▸ **Dataset rows**:
=======
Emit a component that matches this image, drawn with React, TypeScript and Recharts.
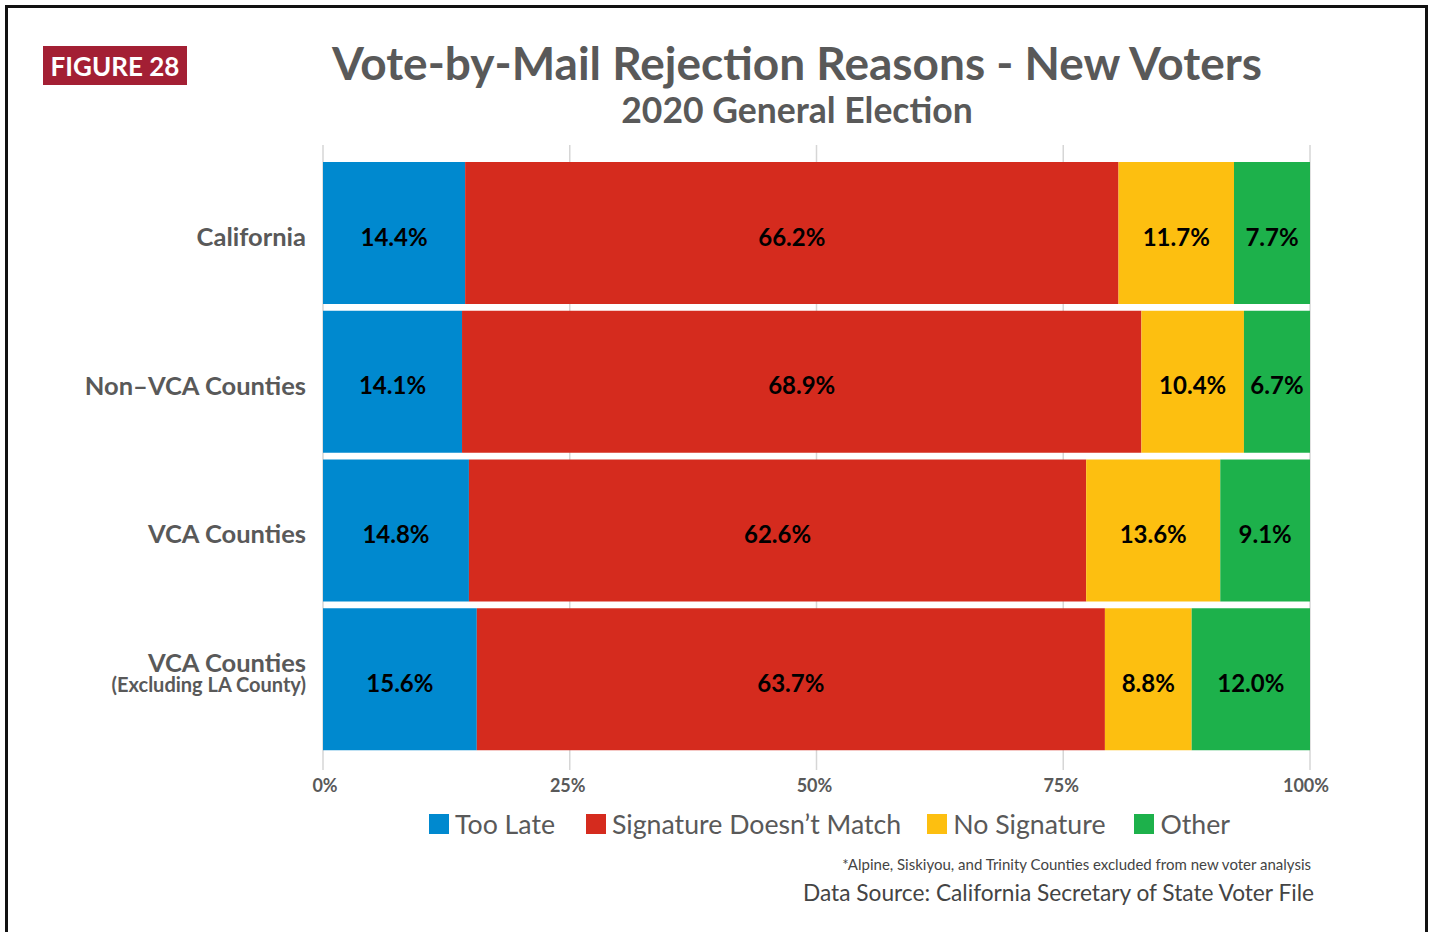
import React from 'react';
import { BarChart, Bar, XAxis, YAxis, CartesianGrid, LabelList } from 'recharts';

const categories = ['California', 'Non\u2013VCA Counties', 'VCA Counties', 'VCA Counties'];
const subLabels = ['', '', '', '(Excluding LA County)'];
const tooLate = [14.4, 14.1, 14.8, 15.6];
const sigMismatch = [66.2, 68.9, 62.6, 63.7];
const noSignature = [11.7, 10.4, 13.6, 8.8];
const other = [7.7, 6.7, 9.1, 12.0];
const xTicks = [0, 0.25, 0.5, 0.75, 1];
const xTickLabels = ['0%', '25%', '50%', '75%', '100%'];

const seriesNames = ['Too Late', 'Signature Doesn\u2019t Match', 'No Signature', 'Other'];
const seriesKeys = ['tooLate', 'sigMismatch', 'noSignature', 'other'];
const COLORS = ['#0089cf', '#d52b1e', '#fdbf10', '#1db14b'];

const data = categories.map((name, i) => ({
  id: 'c' + i,
  name,
  sub: subLabels[i],
  tooLate: tooLate[i],
  sigMismatch: sigMismatch[i],
  noSignature: noSignature[i],
  other: other[i],
}));

const FONT = 'Lato, "Open Sans", sans-serif';
const GRAY = '#595959';

const YTick = (props: any) => {
  const { x, y, payload } = props;
  const row = data[payload.index];
  if (row && row.sub) {
    return (
      <g>
        <text x={x - 17} y={y - 7} textAnchor="end" fill={GRAY} fontFamily={FONT} fontWeight={700} fontSize={25.5}>
          {row.name}
        </text>
        <text x={x - 17} y={y + 13} textAnchor="end" fill={GRAY} fontFamily={FONT} fontWeight={700} fontSize={20}>
          {row.sub}
        </text>
      </g>
    );
  }
  return (
    <text x={x - 17} y={y + 13} textAnchor="end" fill={GRAY} fontFamily={FONT} fontWeight={700} fontSize={25.5}>
      {row ? row.name : payload.value}
    </text>
  );
};

const XTick = (props: any) => {
  const { x, y, payload } = props;
  const idx = xTicks.indexOf(payload.value);
  const shift = idx === 4 ? -4 : idx === 0 ? 2 : -2;
  return (
    <text x={x + shift} y={y + 20} textAnchor="middle" fill={GRAY} fontFamily={FONT} fontWeight={700} fontSize={18}>
      {idx >= 0 ? xTickLabels[idx] : ''}
    </text>
  );
};

const fmt = (v: any) => Number(v).toFixed(1) + '%';

export default function App() {
  return (
    <div style={{ position: 'fixed', left: 0, top: 0, width: 1431, height: 932, overflow: 'hidden', background: '#fff' }}>
      <div
        style={{
          position: 'absolute',
          left: 5,
          top: 5,
          width: 1417,
          height: 927,
          borderTop: '3px solid #111',
          borderLeft: '3px solid #111',
          borderRight: '3px solid #111',
        }}
      />
      <div
        style={{
          position: 'absolute',
          left: 43,
          top: 46,
          width: 144,
          height: 39,
          background: '#a31f34',
          color: '#fff',
          fontFamily: FONT,
          fontWeight: 700,
          fontSize: 26,
          lineHeight: '40px',
          textAlign: 'center',
        }}
      >
        FIGURE 28
      </div>
      <svg width={1431} height={932} style={{ position: 'absolute', left: 0, top: 0, pointerEvents: 'none' }}>
        <text x={797} y={80} textAnchor="middle" fill={GRAY} fontFamily={FONT} fontWeight={700} fontSize={46}>
          Vote-by-Mail Rejection Reasons - New Voters
        </text>
        <text x={797} y={123} textAnchor="middle" fill={GRAY} fontFamily={FONT} fontWeight={700} fontSize={35.5}>
          2020 General Election
        </text>
        <text x={1311} y={870} textAnchor="end" fill="#444" fontFamily={FONT} fontSize={15}>
          *Alpine, Siskiyou, and Trinity Counties excluded from new voter analysis
        </text>
        <text x={1314} y={901} textAnchor="end" fill="#444" fontFamily={FONT} fontSize={22.7}>
          Data Source: California Secretary of State Voter File
        </text>
      </svg>
      <div style={{ position: 'absolute', left: 0, top: 0 }}>
        <BarChart
          layout="vertical"
          width={1431}
          height={932}
          data={data}
          stackOffset="expand"
          barCategoryGap={3.5}
          margin={{ top: 145, right: 121, bottom: 132, left: 143 }}
        >
          <CartesianGrid horizontal={false} stroke="#d6d6d6" strokeWidth={1.5} />
          <XAxis
            type="number"
            domain={[0, 1]}
            ticks={xTicks}
            interval={0}
            axisLine={false}
            tickLine={false}
            height={30}
            tickSize={0}
            tick={<XTick />}
          />
          <YAxis
            type="category"
            dataKey="id"
            width={180}
            axisLine={false}
            tickLine={false}
            tickSize={0}
            tickMargin={0}
            interval={0}
            padding={{ top: 13.5, bottom: 16.5 }}
            tick={<YTick />}
          />
          {seriesKeys.map((k, i) => (
            <Bar key={k} dataKey={k} name={seriesNames[i]} stackId="a" fill={COLORS[i]} isAnimationActive={false}>
              <LabelList
                dataKey={k}
                position="center"
                formatter={fmt}
                fill="#000"
                fontFamily={FONT}
                fontWeight={700}
                fontSize={24}
                dy={4}
              />
            </Bar>
          ))}
        </BarChart>
      </div>
      <div
        style={{
          position: 'absolute',
          left: 429,
          top: 808,
          display: 'flex',
          alignItems: 'center',
          fontFamily: FONT,
          fontSize: 26.7,
          color: GRAY,
          whiteSpace: 'nowrap',
        }}
      >
        {seriesNames.map((n, i) => (
          <div key={n} style={{ display: 'flex', alignItems: 'center', marginRight: i === 0 ? 31 : i === 1 ? 26 : 29 }}>
            <span style={{ display: 'inline-block', width: 20, height: 20, background: COLORS[i], marginRight: 6 }} />
            <span>{n}</span>
          </div>
        ))}
      </div>
    </div>
  );
}
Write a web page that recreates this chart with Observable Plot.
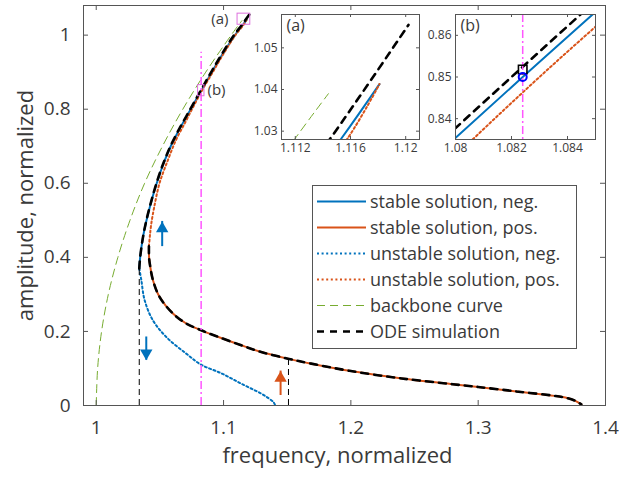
<!DOCTYPE html>
<html><head><meta charset="utf-8">
<script src="https://cdn.jsdelivr.net/npm/d3@7"></script>
<script src="https://cdn.jsdelivr.net/npm/@observablehq/plot@0.6"></script>
<style>
html,body{margin:0;padding:0;background:#fff;}
#wrap{position:relative;width:630px;height:477px;overflow:hidden;font-family:"Open Sans",sans-serif;}
#wrap > svg{position:absolute;}
</style></head><body><div id="wrap"></div>
<script>
// ---------------- data ----------------
const xTicks = [1, 1.1, 1.2, 1.3, 1.4];
const yTicks = [0, 0.2, 0.4, 0.6, 0.8, 1];
const insetAxTicks = [1.112, 1.116, 1.12];
const insetAyTicks = [1.03, 1.04, 1.05];
const insetBxTicks = [1.08, 1.082, 1.084];
const insetByTicks = [0.84, 0.85, 0.86];

const xLabel = "frequency, normalized";
const yLabel = "amplitude, normalized";
const legendLabels = ["stable solution, neg.", "stable solution, pos.", "unstable solution, neg.",
  "unstable solution, pos.", "backbone curve", "ODE simulation"];

// [frequency, amplitude]
const stableNeg = [[1.0338,0.37],[1.0345,0.40],[1.0365,0.45],[1.0395,0.50],[1.0432,0.55],[1.0475,0.60],
  [1.0525,0.65],[1.0585,0.70],[1.0660,0.75],[1.0742,0.80],[1.0824,0.85],[1.0908,0.90],[1.0995,0.95],
  [1.1090,1.00],[1.11535,1.0283],[1.1181,1.0413]];
const unstablePos = [[1.0414,0.43],[1.0422,0.46],[1.0432,0.49],[1.0455,0.535],[1.0497,0.60],[1.0560,0.66],
  [1.0628,0.718],[1.0700,0.765],[1.0760,0.805],[1.0830,0.85],[1.0915,0.90],[1.1000,0.95],[1.1093,1.00],
  [1.1158,1.0283],[1.1181,1.0413]];
const stablePos = [[1.0414,0.43],[1.0415,0.40],[1.0422,0.38],[1.0445,0.339],[1.0497,0.2935],[1.0602,0.2485],
  [1.0707,0.2214],[1.0825,0.203],[1.0960,0.185],[1.1139,0.1626],[1.1296,0.1445],[1.1505,0.1265],
  [1.1689,0.113],[1.2000,0.093],[1.2400,0.073],[1.2800,0.0575],[1.3000,0.050],[1.3300,0.038],
  [1.3600,0.026],[1.3700,0.020],[1.3760,0.013],[1.3810,0.003]];
const unstableNeg = [[1.0338,0.37],[1.0354,0.339],[1.0380,0.2846],[1.0445,0.230],[1.0550,0.185],
  [1.0707,0.140],[1.0825,0.110],[1.0982,0.087],[1.1139,0.059],[1.1296,0.032],[1.1360,0.018],
  [1.1395,0.008],[1.1406,0]];
const backbone = [[1.0,0],[1.0011,0.1],[1.0042,0.2],[1.0095,0.3],[1.017,0.4],[1.0265,0.5],[1.038,0.6],
  [1.052,0.7],[1.068,0.8],[1.086,0.9],[1.106,1.0],[1.112,1.0283],[1.1144,1.039]];
const odeUpper = [[1.0338,0.37],[1.0345,0.40],[1.0365,0.45],[1.0394,0.50],[1.0431,0.55],[1.0473,0.60],
  [1.0523,0.65],[1.0583,0.70],[1.0657,0.75],[1.0739,0.80],[1.0820,0.85],[1.0903,0.90],[1.0989,0.95],
  [1.1082,1.00],[1.11455,1.0283],[1.1202,1.0555]];
const odeLower = stablePos;

const jumpFreq = [1.0338, 1.151];
const jumpAmp = [0.37, 0.126];
const arrowFreq = [1.0518, 1.0393, 1.1448];
const arrowFrom = [0.429, 0.185, 0.027];
const arrowTo = [0.497, 0.122, 0.093];
const arrowSeries = ["neg", "neg", "pos"];
const probeFreq = 1.0824, probeTop = 0.954;
const odeProbe = [1.0824, 0.8518];
const hbProbe = [1.0824, 0.85];
const insetA = {x: [1.111, 1.121], y: [1.028, 1.058]};
const insetB = {x: [1.08, 1.085], y: [0.835, 0.865]};

// ---------------- styling ----------------
const BLUE = "#0072BD", ORANGE = "#D95319", GREEN = "#77AC30", MAGENTA = "#ff55ff", PINK = "#dd70dd";
const AXIS = "#555", TXT = "#3a3a3a", FONT = "Open Sans";
const X = d => d[0], Y = d => d[1];
const DOT = "2,2.6", BBDASH = "8,5", ODEDASH = "7,6";

function curves(clip) {
  const c = "catmull-rom";
  return [
    Plot.line(stableNeg, {x: X, y: Y, stroke: BLUE, strokeWidth: 2, curve: c, clip}),
    Plot.line(stablePos, {x: X, y: Y, stroke: ORANGE, strokeWidth: 2, curve: c, clip}),
    Plot.line(unstableNeg, {x: X, y: Y, stroke: BLUE, strokeWidth: 2, strokeDasharray: DOT, curve: c, clip}),
    Plot.line(unstablePos, {x: X, y: Y, stroke: ORANGE, strokeWidth: 2, strokeDasharray: DOT, curve: c, clip}),
    Plot.line(backbone, {x: X, y: Y, stroke: GREEN, strokeWidth: 1, strokeDasharray: BBDASH, curve: c, clip}),
    Plot.line(odeUpper, {x: X, y: Y, stroke: "black", strokeWidth: 2.6, strokeDasharray: ODEDASH, curve: c, clip}),
    Plot.line(odeLower, {x: X, y: Y, stroke: "black", strokeWidth: 2.6, strokeDasharray: ODEDASH, curve: c, clip})
  ];
}
function innerTicks(xt, yt, W, H, len) {
  return [
    Plot.tickX(xt, {x: d => d, insetTop: H - len, stroke: AXIS}),
    Plot.tickX(xt, {x: d => d, insetBottom: H - len, stroke: AXIS}),
    Plot.tickY(yt, {y: d => d, insetRight: W - len, stroke: AXIS}),
    Plot.tickY(yt, {y: d => d, insetLeft: W - len, stroke: AXIS})
  ];
}

const wrap = document.getElementById("wrap");

// ---------------- main chart ----------------
const mW = 630, mH = 477, mL = 83, mR = 25, mT = 5, mB = 72;
const arrows = arrowFreq.map((f, i) => ({f, from: arrowFrom[i], to: arrowTo[i],
  up: arrowTo[i] > arrowFrom[i], color: arrowSeries[i] === "neg" ? BLUE : ORANGE}));
const TRI_R = 4.6, TRI_OFF = 2 * TRI_R * Math.sqrt(Math.PI / (3 * Math.sqrt(3)));

const main = Plot.plot({
  width: mW, height: mH, marginLeft: mL, marginRight: mR, marginTop: mT, marginBottom: mB,
  x: {domain: [0.99, 1.4]}, y: {domain: [0, 1.08]},
  color: {type: "identity"},
  style: {fontFamily: FONT, background: "transparent", color: TXT},
  marks: [
    ...curves(false),
    Plot.ruleX(jumpFreq.map((f, i) => [f, jumpAmp[i]]), {x: X, y1: 0, y2: Y, stroke: "black", strokeWidth: 1, strokeDasharray: "6,4"}),
    Plot.ruleX([probeFreq], {x: d => d, y1: 0, y2: probeTop, stroke: MAGENTA, strokeWidth: 1.5, strokeDasharray: "8,3,2,3"}),
    Plot.ruleX(arrows, {x: "f", y1: "from", y2: "to", stroke: "color", strokeWidth: 2}),
    Plot.dot(arrows, {filter: d => d.up, x: "f", y: "to", symbol: "triangle", r: TRI_R, fill: "color", stroke: null, dy: TRI_OFF}),
    Plot.dot(arrows, {filter: d => !d.up, x: "f", y: "to", symbol: "triangle", r: TRI_R, fill: "color", stroke: null, rotate: 180, dy: -TRI_OFF}),
    Plot.rect([insetA, insetB], {x1: d => d.x[0], x2: d => d.x[1], y1: d => d.y[0], y2: d => d.y[1], stroke: PINK, strokeWidth: 1, fill: "none"}),
    Plot.text(["(a)"], {x: insetA.x[0], y: (insetA.y[0] + insetA.y[1]) / 2, text: d => d, textAnchor: "end", dx: -9, fontSize: 15, fill: TXT}),
    Plot.text(["(b)"], {x: insetB.x[1], y: (insetB.y[0] + insetB.y[1]) / 2, text: d => d, textAnchor: "start", dx: 3, fontSize: 15, fill: TXT}),
    ...innerTicks(xTicks, yTicks, mW - mL - mR, mH - mT - mB, 5),
    Plot.frame({stroke: AXIS}),
    Plot.axisX({ticks: xTicks, tickSize: 0, tickPadding: 15, fontSize: 19, tickFormat: d => String(d), label: null}),
    Plot.axisY({ticks: yTicks, tickSize: 0, tickPadding: 13, fontSize: 19, tickFormat: d => String(d), label: null}),
    Plot.text([xLabel], {text: d => d, frameAnchor: "bottom", dx: -7, dy: 57, textAnchor: "middle", fontSize: 22, fill: TXT}),
    Plot.text([yLabel], {text: d => d, frameAnchor: "left", dx: -58, rotate: -90, textAnchor: "middle", fontSize: 22, fill: TXT})
  ]
});
main.style.left = "0px"; main.style.top = "0px";
wrap.appendChild(main);

// ---------------- insets ----------------
function inset(dom, xt, yt, tag, extra, left, top, pw, ph) {
  const L = 36, R = 2, T = 1, B = 22;
  const p = Plot.plot({
    width: L + pw + R, height: T + ph + B, marginLeft: L, marginRight: R, marginTop: T, marginBottom: B,
    x: {domain: dom.x}, y: {domain: dom.y},
    style: {fontFamily: FONT, background: "transparent", color: TXT, overflow: "visible"},
    marks: [
      Plot.frame({fill: "white"}),
      ...curves(true),
      ...extra,
      ...innerTicks(xt, yt, pw, ph, 3),
      Plot.frame({stroke: AXIS}),
      Plot.axisX({ticks: xt, tickSize: 0, tickPadding: 4, fontSize: 12, tickFormat: d => String(d), label: null}),
      Plot.axisY({ticks: yt, tickSize: 0, tickPadding: 4, fontSize: 12, tickFormat: d => String(d), label: null}),
      Plot.text([tag], {text: d => d, frameAnchor: "top-left", dx: 5, dy: 5, textAnchor: "start", lineAnchor: "top", fontSize: 16, fill: TXT})
    ]
  });
  p.style.left = (left - L) + "px"; p.style.top = (top - T) + "px";
  wrap.appendChild(p);
}
inset(insetA, insetAxTicks, insetAyTicks, "(a)", [], 281, 14, 138, 125);
inset(insetB, insetBxTicks, insetByTicks, "(b)", [
  Plot.ruleX([probeFreq], {x: d => d, stroke: MAGENTA, strokeWidth: 1.5, strokeDasharray: "8,3,2,3"}),
  Plot.dot([odeProbe], {x: X, y: Y, symbol: "square", r: 4.8, stroke: "black", strokeWidth: 1.6, fill: "none"}),
  Plot.dot([hbProbe], {x: X, y: Y, r: 4, stroke: "#0000ff", strokeWidth: 2, fill: "none"})
], 455, 14, 140, 125);

// ---------------- legend ----------------
const legendStyle = [
  {stroke: BLUE, w: 2, dash: null}, {stroke: ORANGE, w: 2, dash: null},
  {stroke: BLUE, w: 2, dash: DOT}, {stroke: ORANGE, w: 2, dash: DOT},
  {stroke: GREEN, w: 1, dash: BBDASH}, {stroke: "black", w: 2.6, dash: ODEDASH}
];
const leg = d3.select(wrap).append("svg").attr("width", 266).attr("height", 165)
  .style("left", "312px").style("top", "185px");
leg.append("rect").attr("x", 0.5).attr("y", 0.5).attr("width", 264).attr("height", 163)
  .attr("fill", "white").attr("stroke", AXIS);
legendLabels.forEach((lab, i) => {
  const cy = 16.5 + i * 26, s = legendStyle[i];
  leg.append("line").attr("x1", 5).attr("x2", 54).attr("y1", cy).attr("y2", cy)
    .attr("stroke", s.stroke).attr("stroke-width", s.w).attr("stroke-dasharray", s.dash);
  leg.append("text").attr("x", 58).attr("y", cy).attr("dy", "0.35em")
    .attr("font-family", FONT).attr("font-size", 18).attr("fill", TXT).text(lab);
});
</script>
</body></html>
=======
▸ **What this task involves**:
Retype the records above word for word, from their first line through the line containing "const GRAY = '#595959';", and leave out every picture.

▸ **Final result**:
Emit a component that matches this image, drawn with React, TypeScript and Recharts.
import React from 'react';
import { BarChart, Bar, XAxis, YAxis, CartesianGrid, LabelList } from 'recharts';

const categories = ['California', 'Non\u2013VCA Counties', 'VCA Counties', 'VCA Counties'];
const subLabels = ['', '', '', '(Excluding LA County)'];
const tooLate = [14.4, 14.1, 14.8, 15.6];
const sigMismatch = [66.2, 68.9, 62.6, 63.7];
const noSignature = [11.7, 10.4, 13.6, 8.8];
const other = [7.7, 6.7, 9.1, 12.0];
const xTicks = [0, 0.25, 0.5, 0.75, 1];
const xTickLabels = ['0%', '25%', '50%', '75%', '100%'];

const seriesNames = ['Too Late', 'Signature Doesn\u2019t Match', 'No Signature', 'Other'];
const seriesKeys = ['tooLate', 'sigMismatch', 'noSignature', 'other'];
const COLORS = ['#0089cf', '#d52b1e', '#fdbf10', '#1db14b'];

const data = categories.map((name, i) => ({
  id: 'c' + i,
  name,
  sub: subLabels[i],
  tooLate: tooLate[i],
  sigMismatch: sigMismatch[i],
  noSignature: noSignature[i],
  other: other[i],
}));

const FONT = 'Lato, "Open Sans", sans-serif';
const GRAY = '#595959';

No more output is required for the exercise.